Tras hacer la sarta de disparatadas, continuamos
inmediatamente la caminata. La ruta se tornó empinada de nuevo,
pero mucho más que los anteriores ascensos. He tanteado que la inclinación
de la subida con respecto a la horizontal supuso unos 50 grados. Tenías que
pisar bien e ir con el cuerpo más adelante para mantenerte recto, además que
debías alzar bastante las piernas e impulsarte con los hombros y brazos para
ayudar en el avance. Nada consumió muy rápido nuestras energías hasta
ese entonces. Por este terreno, parecía que el otoño vino antes de tiempo,
pues las hojas secas cubrían la totalidad del camino y sus derredores. Los
árboles, arbustos y plantas medianas yacían más separados entre sí y de la
trocha. Ninguno filmaba el paisaje ni al grupo. La cámara estaba guardada en el
estuche enganchado a mi cinto, desde que Cayo me la entregó cerca del río,
concluida la payasada fotográfica. Mi frente y pómulos se iban perlando
de sudor, al igual que mi espalda y pecho, que habían estado algo frescos
durante los últimos diez o quince minutos. Limpié las lunas de mis gafas en la
punta de la manga de mi polo, el espacio más seco y liso de toda mi ropa.

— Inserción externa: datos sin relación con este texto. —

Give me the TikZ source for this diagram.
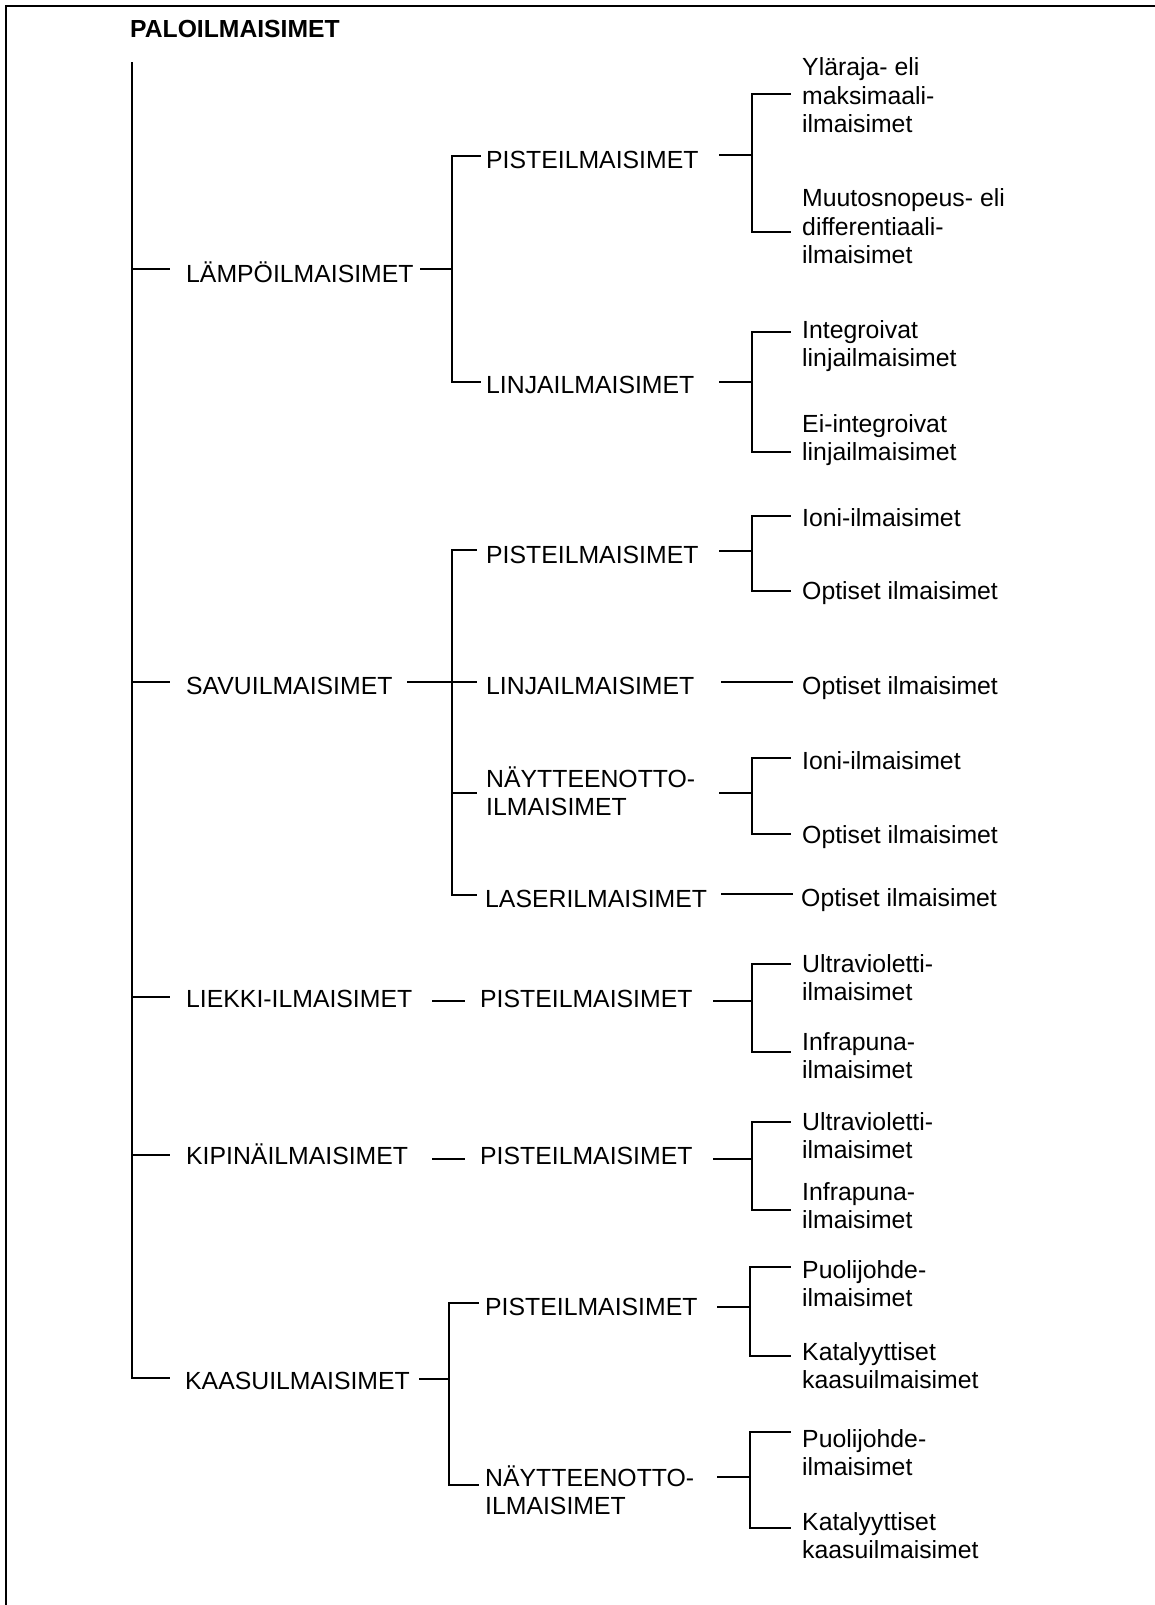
\documentclass[tikz,border=0pt]{standalone}
\usepackage{fontspec}
\setmainfont{Liberation Sans}
\newcommand\regfont{\fontsize{24.8}{28.5}\selectfont}
\newcommand\ttlfont{\bfseries\fontsize{24.7}{28.5}\selectfont}
\newcommand\twoln[2]{\vtop{\hbox{#1}\hbox{#2}}}
\newcommand\threeln[3]{\vtop{\hbox{#1}\hbox{#2}\hbox{#3}}}
% a straight tick between two named coordinates
\newcommand\tickline[4]{\coordinate (#1a) at (#2,#4); \coordinate (#1b) at (#3,#4); \draw[conn] (#1a) -- (#1b);}
% a bracket: name, spine x, end x, top y, bottom y
\newcommand\bracketline[5]{\coordinate (#1t) at (#3,#4); \coordinate (#1u) at (#2,#4);
  \coordinate (#1l) at (#2,#5); \coordinate (#1e) at (#3,#5);
  \draw[conn] (#1t) -- (#1u) -- (#1l) -- (#1e);}
\begin{document}
\begin{tikzpicture}[x=1pt,y=-1pt,
  conn/.style={line width=1.1pt, line cap=rect},
  lbl/.style={anchor=base west, inner sep=0pt, font=\regfont},
  ttl/.style={anchor=base west, inner sep=0pt, font=\ttlfont}]
\useasboundingbox (0,0) rectangle (1154,1605);
% frame (right and bottom edges lie outside the picture)
\coordinate (fa) at (6,1620); \coordinate (fb) at (6,6); \coordinate (fc) at (1170,6);
\draw[line width=2pt] (fa) -- (fb) -- (fc);

% ---- nodes
\node[ttl] (root) at (130,38) {PALOILMAISIMET};

\node[lbl] (n1) at (186,282) {LÄMPÖILMAISIMET};
\node[lbl] (n2) at (186,694) {SAVUILMAISIMET};
\node[lbl] (n3) at (186,1007) {LIEKKI-ILMAISIMET};
\node[lbl] (n4) at (186,1164) {KIPINÄILMAISIMET};
\node[lbl] (n5) at (185,1389) {KAASUILMAISIMET};

\node[lbl] (n11) at (486,169) {PISTEILMAISIMET};
\node[lbl] (n12) at (486,393) {LINJAILMAISIMET};
\node[lbl] (n21) at (486,563) {PISTEILMAISIMET};
\node[lbl] (n22) at (486,694) {LINJAILMAISIMET};
\node[lbl] (n23) at (486,787) {\twoln{NÄYTTEENOTTO-}{ILMAISIMET}};
\node[lbl] (n24) at (485,907) {LASERILMAISIMET};
\node[lbl] (n31) at (480,1007) {PISTEILMAISIMET};
\node[lbl] (n41) at (480,1164) {PISTEILMAISIMET};
\node[lbl] (n51) at (485,1315) {PISTEILMAISIMET};
\node[lbl] (n52) at (485,1486) {\twoln{NÄYTTEENOTTO-}{ILMAISIMET}};

\node[lbl] (n111) at (802,76) {\threeln{Yläraja- eli}{maksimaali-}{ilmaisimet}};
\node[lbl] (n112) at (802,207) {\threeln{Muutosnopeus- eli}{differentiaali-}{ilmaisimet}};
\node[lbl] (n121) at (802,338) {\twoln{Integroivat}{linjailmaisimet}};
\node[lbl] (n122) at (802,432) {\twoln{Ei-integroivat}{linjailmaisimet}};
\node[lbl] (n211) at (802,526) {Ioni-ilmaisimet};
\node[lbl] (n212) at (802,599) {Optiset ilmaisimet};
\node[lbl] (n221) at (802,694) {Optiset ilmaisimet};
\node[lbl] (n231) at (802,769) {Ioni-ilmaisimet};
\node[lbl] (n232) at (802,843) {Optiset ilmaisimet};
\node[lbl] (n241) at (801,906) {Optiset ilmaisimet};
\node[lbl] (n311) at (802,972) {\twoln{Ultravioletti-}{ilmaisimet}};
\node[lbl] (n312) at (802,1050) {\twoln{Infrapuna-}{ilmaisimet}};
\node[lbl] (n411) at (802,1130) {\twoln{Ultravioletti-}{ilmaisimet}};
\node[lbl] (n412) at (802,1200) {\twoln{Infrapuna-}{ilmaisimet}};
\node[lbl] (n511) at (802,1278) {\twoln{Puolijohde-}{ilmaisimet}};
\node[lbl] (n512) at (802,1360) {\twoln{Katalyyttiset}{kaasuilmaisimet}};
\node[lbl] (n521) at (802,1447) {\twoln{Puolijohde-}{ilmaisimet}};
\node[lbl] (n522) at (802,1530) {\twoln{Katalyyttiset}{kaasuilmaisimet}};

% ---- trunk from the root
\coordinate (trtop) at (132,63);
\coordinate (trbot) at (132,1378);
\coordinate (trend) at (169,1378);
\draw[conn] (trtop) -- (trbot) -- (trend);
\tickline{k1}{132}{169}{269}
\tickline{k2}{132}{169}{682}
\tickline{k3}{132}{169}{997}
\tickline{k4}{132}{169}{1155}

% ---- level 1 to level 2
\tickline{p1}{421}{452}{269}
\bracketline{b1}{452}{480}{156}{382}
\tickline{p2}{408}{476}{682}
\bracketline{b2}{452}{476}{550}{895}
\tickline{c23}{452}{476}{793}
\tickline{p3}{433}{464}{1001}
\tickline{p4}{433}{464}{1159}
\tickline{p5}{420}{449}{1379}
\bracketline{b5}{449}{478}{1303}{1485}

% ---- level 2 to leaves
\tickline{q11}{720}{752}{155}
\bracketline{d11}{752}{790}{94}{232}
\tickline{q12}{720}{752}{382}
\bracketline{d12}{752}{790}{332}{452}
\tickline{q21}{720}{752}{551}
\bracketline{d21}{752}{790}{516}{591}
\tickline{q22}{722}{792}{682}
\tickline{q23}{720}{752}{793}
\bracketline{d23}{752}{790}{758}{834}
\tickline{q24}{722}{792}{894}
\tickline{q31}{714}{752}{1001}
\bracketline{d31}{752}{790}{964}{1052}
\tickline{q41}{714}{752}{1159}
\bracketline{d41}{752}{790}{1122}{1210}
\tickline{q51}{718}{750}{1307}
\bracketline{d51}{750}{790}{1267}{1356}
\tickline{q52}{718}{750}{1477}
\bracketline{d52}{750}{790}{1432}{1528}
\end{tikzpicture}
\end{document}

Micky andaba al frente y Cayo detrás de este bloggero. Oí las respiraciones de
ambos menos insistentes que las mías. Seguía sorprendiéndome el del final, ya
que inhalaba y exhalaba casi a ritmo normal, como si el ejercicio fuera pan
comido. “Esto me huele mal”, pensé desconfiado. “Nunca de la noche a la
mañana un tipo corriente logra tener un físico envidiable. Eso sólo se ve
en las series o pelis de superhéroes…” Las extrañezas no me
dejaban en paz, así que me fue imposible tragarme la curiosidad, por lo que
volví a preguntar al sospechoso sobre el asunto que me tenía intrigado hasta la
coronilla. Pero, el muy astuto, evadió la interrogativa con el viejo truco de
las tosidas y la carraspera. Receloso, el de adelante giró a mirarme como
diciendo “es un pende… de mie… acabará confesando”. Y
asentí con los labios apretados y el ceño fruncido.